Page:Maupassant - Miss Harriet - Ollendorff, 1907.djvu/214

La bibliothèque libre.
Cette page a été validée par deux contributeurs.
204
l’âne

Les deux hommes s’élancèrent à sa poursuite, Maillochon à grandes enjambées, Labouise à pas pressés, courant d’un trot essoufflé de petit homme.

Mais l’âne, à bout de forces, s’était arrêté, et il regardait, d’un œil éperdu, venir ses meurtriers. Puis, tout à coup, il tendit la tête et se mit à braire.

Labouise, haletant, avait pris le fusil. Cette fois, il s’approcha tout près, n’ayant pas envie de recommencer la course.

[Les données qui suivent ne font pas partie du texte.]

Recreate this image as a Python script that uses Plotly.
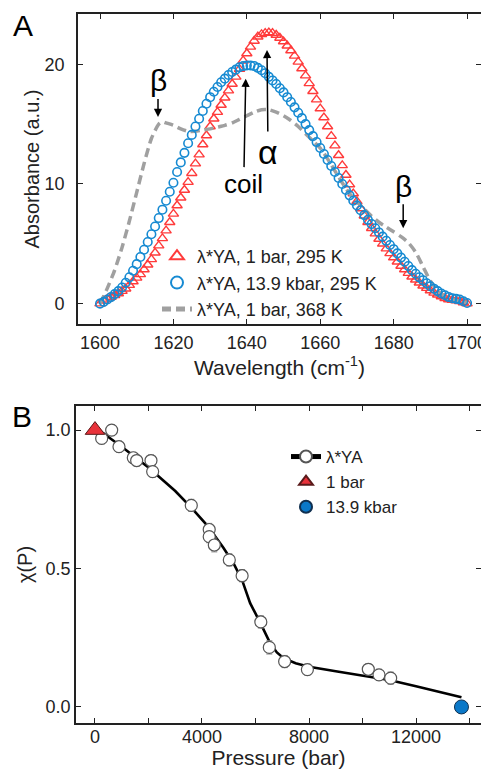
import plotly.graph_objects as go

# ---------------- Panel A data ----------------
wavenumber = list(range(1600, 1701))

abs_1bar_295K = [
    0.0, 0.25, 0.4, 0.55, 0.7, 0.85, 1.05, 1.25, 1.55, 1.85,
    2.15, 2.45, 2.85, 3.25, 3.7, 4.25, 4.85, 5.45, 6.1, 6.8,
    7.5, 8.2, 8.85, 9.5, 10.15, 10.9, 11.7, 12.45, 13.3, 14.05,
    14.8, 15.45, 16.0, 16.6, 17.2, 17.8, 18.35, 18.95, 19.6, 20.3,
    20.9, 21.45, 21.95, 22.3, 22.5, 22.6, 22.65, 22.6, 22.45, 22.2,
    21.9, 21.55, 21.15, 20.7, 20.2, 19.65, 19.05, 18.4, 17.75, 17.05,
    16.3, 15.55, 14.8, 14.0, 13.2, 12.4, 11.55, 10.75, 9.95, 9.2,
    8.55, 7.95, 7.35, 6.8, 6.3, 5.85, 5.4, 5.0, 4.6, 4.2,
    3.85, 3.5, 3.15, 2.85, 2.55, 2.25, 2.0, 1.75, 1.5, 1.3,
    1.1, 0.9, 0.75, 0.6, 0.45, 0.35, 0.3, 0.25, 0.2, 0.1,
    0.0,
]

abs_139kbar_295K = [
    0.0, 0.15, 0.35, 0.55, 0.8, 1.05, 1.35, 1.75, 2.2, 2.75,
    3.3, 3.9, 4.5, 5.15, 5.8, 6.45, 7.15, 7.85, 8.6, 9.35,
    10.1, 11.0, 11.8, 12.6, 13.4, 14.1, 14.8, 15.45, 16.1, 16.7,
    17.25, 17.7, 18.1, 18.5, 18.8, 19.1, 19.35, 19.55, 19.75, 19.85,
    19.9, 19.9, 19.85, 19.7, 19.5, 19.25, 18.95, 18.65, 18.35, 18.0,
    17.65, 17.25, 16.85, 16.4, 15.95, 15.5, 15.0, 14.5, 14.0, 13.5,
    13.0, 12.5, 12.0, 11.5, 11.0, 10.5, 10.0, 9.5, 9.05, 8.6,
    8.2, 7.8, 7.4, 7.0, 6.65, 6.3, 5.95, 5.6, 5.25, 4.9,
    4.55, 4.2, 3.85, 3.5, 3.15, 2.8, 2.5, 2.2, 1.95, 1.7,
    1.45, 1.25, 1.05, 0.85, 0.7, 0.55, 0.45, 0.4, 0.35, 0.2,
    0.05,
]

wavenumber_368K = [
    1600, 1602, 1604, 1606, 1608, 1610, 1612, 1614, 1616, 1617,
    1618, 1620, 1622, 1624, 1626, 1628, 1630, 1632, 1634, 1636,
    1638, 1640, 1642, 1644, 1646, 1648, 1650, 1652, 1654, 1656,
    1658, 1660, 1662, 1664, 1666, 1668, 1670, 1672, 1674, 1676,
    1678, 1680, 1682, 1684, 1686, 1688, 1690, 1692, 1694, 1696,
    1698, 1700,
]
abs_1bar_368K = [
    0.0, 1.3, 2.8, 4.7, 6.9, 9.3, 11.7, 13.8, 15.0, 15.2,
    15.1, 14.9, 14.6, 14.4, 14.4, 14.5, 14.6, 14.75, 14.9, 15.1,
    15.4, 15.7, 16.0, 16.2, 16.2, 16.0, 15.7, 15.3, 14.8, 14.2,
    13.6, 13.0, 12.1, 11.1, 10.1, 9.2, 8.5, 7.9, 7.3, 6.8,
    6.4, 6.0, 5.6, 5.1, 4.3, 3.1, 1.9, 1.1, 0.6, 0.35,
    0.2, 0.1,
]

# ---------------- Panel B data ----------------
pressure = [250, 624, 897, 1432, 1558, 2093, 2156, 3600, 4270, 4270,
            4460, 5021, 5500, 6200, 6517, 7090, 7940, 10217, 10617, 11053]
chi = [0.97, 1.0, 0.94, 0.90, 0.89, 0.89, 0.85, 0.728, 0.641, 0.615,
       0.585, 0.531, 0.474, 0.307, 0.215, 0.164, 0.135, 0.136, 0.116, 0.104]
chi_err = [0.02, 0.02, 0.02, 0.02, 0.02, 0.02, 0.02, 0.022, 0.022, 0.022,
           0.025, 0.022, 0.022, 0.022, 0.024, 0.022, 0.02, 0.02, 0.02, 0.022]

pressure_fit = [0, 1000, 2000, 3000, 3600, 4200, 4800, 5200, 5500, 5800,
                6200, 6550, 6800, 7050, 7500, 8000, 9000, 10000, 11000, 12000,
                13000, 13700]
chi_fit = [1.01, 0.94, 0.865, 0.78, 0.72, 0.655, 0.575, 0.515, 0.458, 0.375,
           0.30, 0.23, 0.197, 0.176, 0.158, 0.145, 0.129, 0.113, 0.097, 0.075,
           0.052, 0.035]

p_1bar = [0]
chi_1bar = [1.0]
p_139kbar = [13700]
chi_139kbar = [0.0]

FONT = "Liberation Sans, Arial, Helvetica, sans-serif"
RED = "#ff3b3b"
BLUE = "#168ad2"
GRAY = "#a0a0a0"
AX = "#222222"

# The page body has an 8 px default margin; the figure is sized so that
# the plotting areas land where they are in the reference image.
BODY = 8
FIG_W, FIG_H = 489 - BODY, 769 - BODY
PLOT_L, PLOT_R, PLOT_T, PLOT_B = 76, 481, 14, 723   # page pixels

fig = go.Figure()

# Panel A traces
fig.add_trace(go.Scatter(
    x=wavenumber, y=abs_1bar_295K, mode="markers", name="λ*YA, 1 bar, 295 K",
    marker=dict(symbol="triangle-up-open", size=9, color=RED, line=dict(width=1.4, color=RED)),
    xaxis="x", yaxis="y", legend="legend", legendrank=1))
fig.add_trace(go.Scatter(
    x=wavenumber_368K, y=abs_1bar_368K, mode="lines", name="λ*YA, 1 bar, 368 K",
    line=dict(color=GRAY, width=3.5, dash="9px,5px", shape="spline", smoothing=0.6),
    xaxis="x", yaxis="y", legend="legend", legendrank=3))
fig.add_trace(go.Scatter(
    x=wavenumber, y=abs_139kbar_295K, mode="markers", name="λ*YA, 13.9 kbar, 295 K",
    marker=dict(symbol="circle-open", size=8.5, color=BLUE, line=dict(width=1.6, color=BLUE)),
    xaxis="x", yaxis="y", legend="legend", legendrank=2))

# Panel B traces
fig.add_trace(go.Scatter(
    x=pressure_fit, y=chi_fit, mode="lines", showlegend=False,
    line=dict(color="black", width=2.6), xaxis="x2", yaxis="y2"))
fig.add_trace(go.Scatter(
    x=pressure, y=chi, mode="markers", showlegend=False,
    error_y=dict(type="data", array=chi_err, color="#8a8a8a", thickness=1, width=3),
    marker=dict(symbol="circle", size=12, color="white", line=dict(width=1.2, color="#555555")),
    xaxis="x2", yaxis="y2"))
fig.add_trace(go.Scatter(
    x=[None], y=[None], mode="lines+markers", name="λ*YA",
    line=dict(color="black", width=2),
    marker=dict(symbol="circle", size=10, color="white", line=dict(width=1.2, color="#555555")),
    xaxis="x2", yaxis="y2", legend="legend2", legendrank=1))
fig.add_trace(go.Scatter(
    x=p_1bar, y=chi_1bar, mode="markers", name="1 bar",
    marker=dict(symbol="triangle-up", size=17, color="#e8323a", line=dict(width=1, color="#5a1a1a")),
    xaxis="x2", yaxis="y2", legend="legend2", legendrank=2))
fig.add_trace(go.Scatter(
    x=p_139kbar, y=chi_139kbar, mode="markers", name="13.9 kbar",
    marker=dict(symbol="circle", size=14, color="#0a78c8", line=dict(width=1, color="#103050")),
    xaxis="x2", yaxis="y2", legend="legend2", legendrank=3))

axis_common = dict(showline=True, linecolor=AX, linewidth=1.6, mirror="ticks",
                   ticks="inside", ticklen=5, tickwidth=1.4, tickcolor=AX,
                   showgrid=False, zeroline=False, automargin=False,
                   tickfont=dict(size=18, color=AX, family=FONT))

W_PLOT = PLOT_R - PLOT_L
H_PLOT = PLOT_B - PLOT_T

def px2paper_x(px):
    return (px - PLOT_L) / float(W_PLOT)

def px2paper_y(py):
    return (PLOT_B - py) / float(H_PLOT)

fig.update_layout(
    width=FIG_W, height=FIG_H,
    margin=dict(l=PLOT_L - BODY, r=489 - PLOT_R, t=PLOT_T - BODY, b=769 - PLOT_B, autoexpand=False),
    plot_bgcolor="white", paper_bgcolor="white",
    font=dict(family=FONT, size=18, color=AX),
    xaxis=dict(domain=[px2paper_x(78), 1], range=[1594, 1703.8], tickvals=[1600, 1620, 1640, 1660, 1680, 1700],
               anchor="y", ticklabelstandoff=2,
               title=dict(text="Wavelength (cm<sup>-1</sup>)", font=dict(size=21), standoff=0),
               **axis_common),
    yaxis=dict(domain=[px2paper_y(324), 1], range=[-1.7, 24.2], tickvals=[0, 10, 20],
               anchor="x", ticklabelstandoff=8,
               title=dict(text="Absorbance (a.u.)", font=dict(size=20), standoff=0),
               **axis_common),
    xaxis2=dict(domain=[0, 1], range=[-710, 14430], tickvals=[0, 4000, 8000, 12000],
                tickformat="d",
                minor=dict(dtick=2000, tick0=0, ticks="inside", ticklen=5, tickwidth=1.4, tickcolor=AX),
                anchor="y2", ticklabelstandoff=-3,
                title=dict(text="Pressure (bar)", font=dict(size=21), standoff=0),
                **axis_common),
    yaxis2=dict(domain=[0, px2paper_y(406)], range=[-0.058, 1.087], tickvals=[0, 0.5, 1.0],
                tickformat=".1f", anchor="x2", ticklabelstandoff=0,
                title=dict(text="χ(P)", font=dict(size=20), standoff=8),
                **axis_common),
    legend=dict(x=px2paper_x(157), y=px2paper_y(283), xanchor="left", yanchor="middle",
                font=dict(size=18, color=AX), bgcolor="rgba(0,0,0,0)", tracegroupgap=0,
                itemsizing="constant"),
    legend2=dict(x=px2paper_x(286), y=px2paper_y(482), xanchor="left", yanchor="middle",
                 font=dict(size=17, color=AX), bgcolor="rgba(0,0,0,0)", tracegroupgap=0,
                 itemsizing="constant"),
    showlegend=True,
)

annotations = [
    # panel letters
    dict(text="A", x=px2paper_x(23), y=px2paper_y(26), xref="paper", yref="paper",
         showarrow=False, font=dict(size=30, color="black"), xanchor="center", yanchor="middle"),
    dict(text="B", x=px2paper_x(22), y=px2paper_y(416), xref="paper", yref="paper",
         showarrow=False, font=dict(size=30, color="black"), xanchor="center", yanchor="middle"),
    # labelled arrows (arrow tip at the data point, label offset in pixels)
    dict(text="β", x=1615.8, y=15.6, xref="x", yref="y", ax=0, ay=-36, showarrow=True,
         arrowhead=2, arrowsize=1.1, arrowwidth=1.5, arrowcolor="black", standoff=0,
         font=dict(size=30, color="black")),
    dict(text="β", x=1682.6, y=6.3, xref="x", yref="y", ax=0, ay=-42, showarrow=True,
         arrowhead=2, arrowsize=1.1, arrowwidth=1.5, arrowcolor="black",
         font=dict(size=30, color="black")),
    dict(text="coil", x=1639.7, y=18.8, xref="x", yref="y", ax=-2, ay=105, showarrow=True,
         arrowhead=2, arrowsize=1.1, arrowwidth=1.5, arrowcolor="black",
         font=dict(size=26, color="black")),
    dict(text="α", x=1645.5, y=21.2, xref="x", yref="y", ax=1, ay=102, showarrow=True,
         arrowhead=2, arrowsize=1.1, arrowwidth=1.5, arrowcolor="black",
         font=dict(size=34, color="black")),
]
fig.update_layout(annotations=annotations)

fig.write_html("out.html")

Quand le baudet eut fini de pousser sa plainte lamentable, comme un appel de secours, un dernier cri d’impuissance, l’homme, qui avait son idée, cria : « Mailloche, ohé ! ma sœur, amène-toi, je vas lui faire prendre médecine. » Et, tandis que l’autre ouvrait de force la bouche serrée de l’animal, Chicot lui introduisait au fond du gosier le canon de son fusil, comme s’il eût voulu lui faire boire un médicament ; puis il dit :

— Ohé ! ma sœur, attention, je verse la purge.

Et il appuya sur la gâchette. L’âne recula de trois pas, tomba sur le derrière, tenta de se relever et s’abattit à la fin sur le flanc en fermant les yeux. Tout son vieux corps pelé palpitait ; ses jambes s’agitaient comme s’il eût voulu courir.